Experts urge ‘Big Tobacco’ fight against junk food
INTERNATIONAL - Powerful corporations are driving the obesity crisis by promoting junk food in the way tobacco firms push cigarettes, experts have warned.
A major report released yesterday calls on all governments to unite against “Big Food” in the way they once took on “Big Tobacco”.
The Lancet Commission on Obesity, compiled by 43 academics from 14 countries, accuses politicians of “decades of inertia”. They claim there is a “fundamental and irreconcilable conflict” between much of the food industry and the health of the nation.
The experts have now called for a global treaty to limit the political influence of Big Food, modelled on the UN agreement signed on tobacco 15 years ago. And they demanded taxes on red meat and other “unhealthy food” to subsidise vegetables and schemes that promote walking and cycling.
The report was last night condemned by critics as “nanny state” authoritarianism and rejected by the food industry as “deeply irresponsible”.
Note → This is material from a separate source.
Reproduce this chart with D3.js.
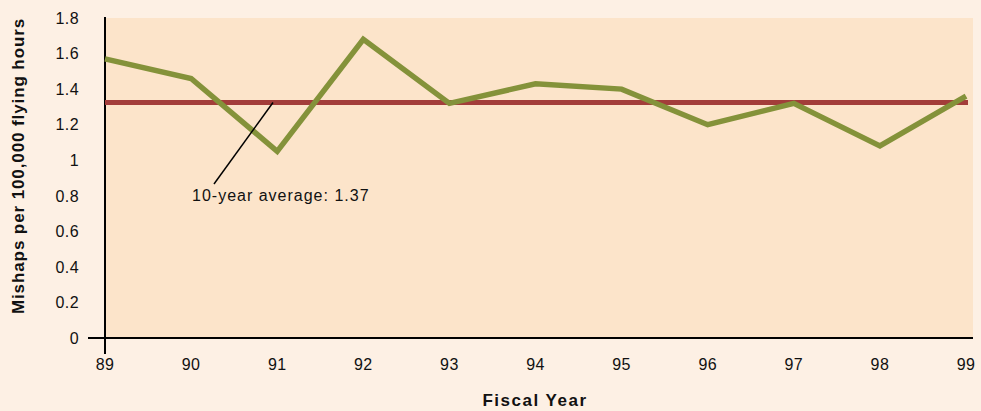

But the authors said the health crisis was urgent with a billion people globally suffering malnutrition and 2 billion eating too much.
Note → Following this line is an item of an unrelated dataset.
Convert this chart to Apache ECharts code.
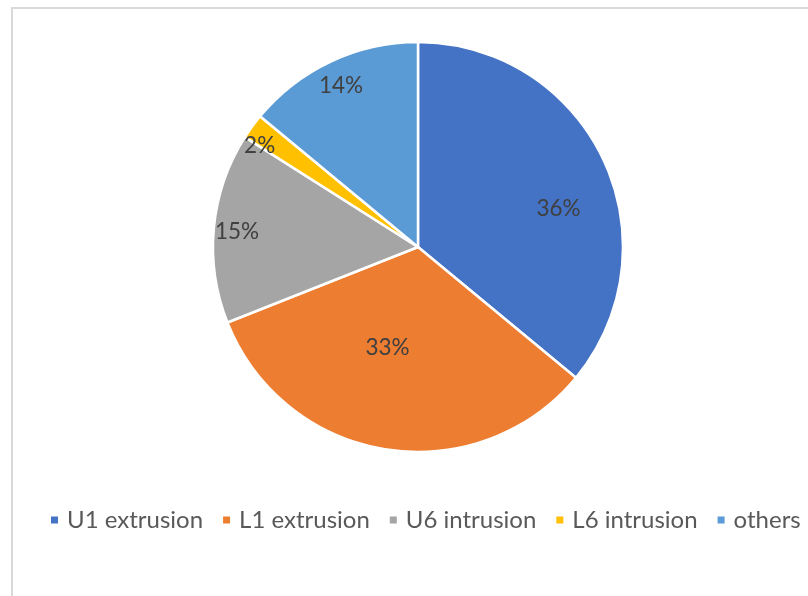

In Britain alone, two thirds of adults are now overweight, resulting in soaring rates of heart disease, diabetes and cancer. Professor William Dietz of George Washington University in the US, a report author, said: “In 50 years, if we are not able to reduce this, we will have this incredible scourge of both obesity and undernutrition and the planet will be burning.”
He added: “Although food clearly differs from tobacco because it is a necessity to support human life, unhealthy food and beverages are not.
“The similarities with Big Tobacco lie in the damage they induce and the behaviours of the corporations that profit from them.”
Professor Boyd Swinburn, of the University of Auckland, added: “Until now, undernutrition and obesity have been seen as polar opposites of either too few or too many calories.
“In reality, both are driven by the same unhealthy, inequitable food systems, underpinned by the same political economy that is single-focused on economic growth, and ignores the negative health and equity outcomes.”
The academics said food giants were also wrecking the environment by creating a global “syndemic” - three simultaneous pandemics of obesity, malnutrition and climate change. And the scientists accused food manufacturers of trying to “obstruct” obesity prevention with sophisticated lobbying campaigns.
The 61-page report says strategies include “undermining and contesting scientific evidence” and “framing nutrition as a matter of individual responsibility”.
Soft drinks companies spend £38million (R680m) a year trying to counter efforts to reduce fizzy drinks consumption, they said.
The report calls for new taxes on unhealthy foods, “particularly red meat”, and scrapping subsidies for farming and fuel.
Using the cash generated to promote healthy diets and exercise would be a “triple win”, hitting obesity, improving healthy eating and reducing climate change by cutting car use.
They insisted governments need to introduce new laws because voluntary agreements such as David Cameron’s obesity strategy have failed.
But Tim Rycroft, of the Food and Drink Federation, said: “Drawing a comparison between tobacco and food is deeply irresponsible.